The pooling operation at stage 6 already happens at stage 5 (cf. Table 1 in the paper). This is in accordance with the reference implementation and a mistake in the paper (see this issue).
The default drop-connect rate is 0.2, as in the reference implementation. The paper mentioned 0.3 instead (cf. this issue).
The reference implementation uses an untruncated normal distribution for initializing convolutional kernels. I decided to stick with built-in keras initializers, however, for better (de)serializability. These use a truncated normal distribution. This does not influence inference with pre-trained weights and the effect on training should be marginal (if any).

Pre-trained weights have been converted from the Tensorflow checkpoints trained with AutoAugment provided by the authors (which perform better than reported in the paper) and achieve accuracies comparable to those stated by them:

Model	Reported in Paper	Official Checkpoint	Converted Weights
B0	76.3%	77.3%	77.2%
B1	78.8%	79.2%	79.1%
B2	79.8%	80.3%	80.2%
B3	81.8%	81.7%	81.6%
B4	82.6%	83.0%	83.0%
B5	83.3%	83.7%	83.7%
B6	84.0%	84.2%	84.1%
B7	84.4%	84.5%	84.4%

The weights are currently hosted on my GitHub repository and will be downloaded automatically by the EfficientNet implementation.

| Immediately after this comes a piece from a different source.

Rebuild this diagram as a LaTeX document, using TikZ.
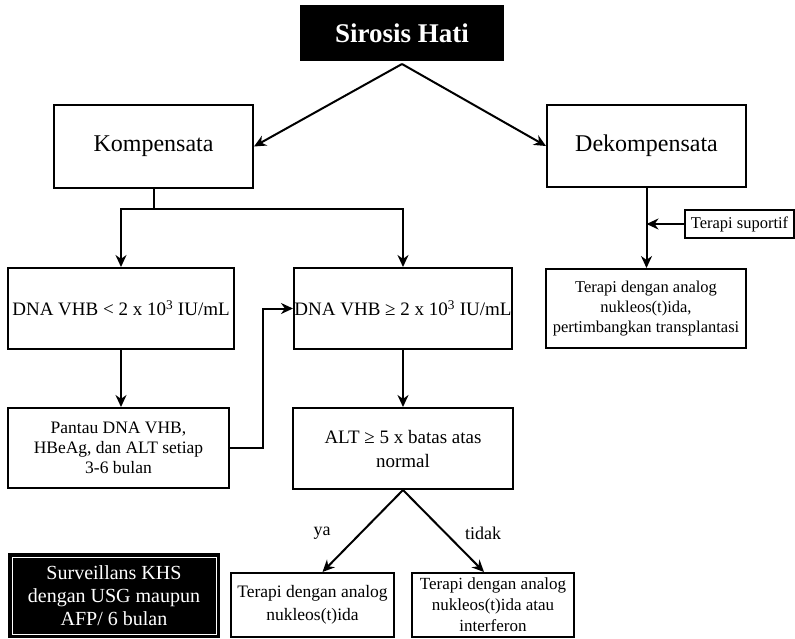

Upon merge, however, it would be reasonable to transfer them to the keras-team/keras-applications repository.

To Do

[x] Re-implement model architecture
[x] Convert weights and evaluate accuracy on ImageNet
[x] Test training
[x] Write unit tests
[x] Add top-1, top-5, and 10-5 performance of all models to README.md
[x] Fix squeeze-and-excitation with Theano backend
[x] PEP-8 conformity

Callidior commented 5 years ago

To obtain the validation accuracies reported above, I employed the same pre-processing as the reference implementation, using the following code:

import numpy as np
import keras
from keras.preprocessing.image import load_img, img_to_array
from keras_applications.efficientnet import preprocess_input
import skimage.transform

def center_crop_and_resize(image, image_size, crop_padding=32):

    h, w = image.shape[:2]
    padded_center_crop_size = int((image_size / (image_size + crop_padding)) * min(h, w))
    offset_height = ((h - padded_center_crop_size) + 1) // 2
    offset_width = ((w - padded_center_crop_size) + 1) // 2
    image_crop = image[offset_height:padded_center_crop_size + offset_height,
                       offset_width:padded_center_crop_size + offset_width]
    return skimage.transform.resize(image_crop, (image_size, image_size),
                                    order=3,
                                    mode='reflect',
                                    anti_aliasing=True,
                                    preserve_range=True,
                                    clip=False)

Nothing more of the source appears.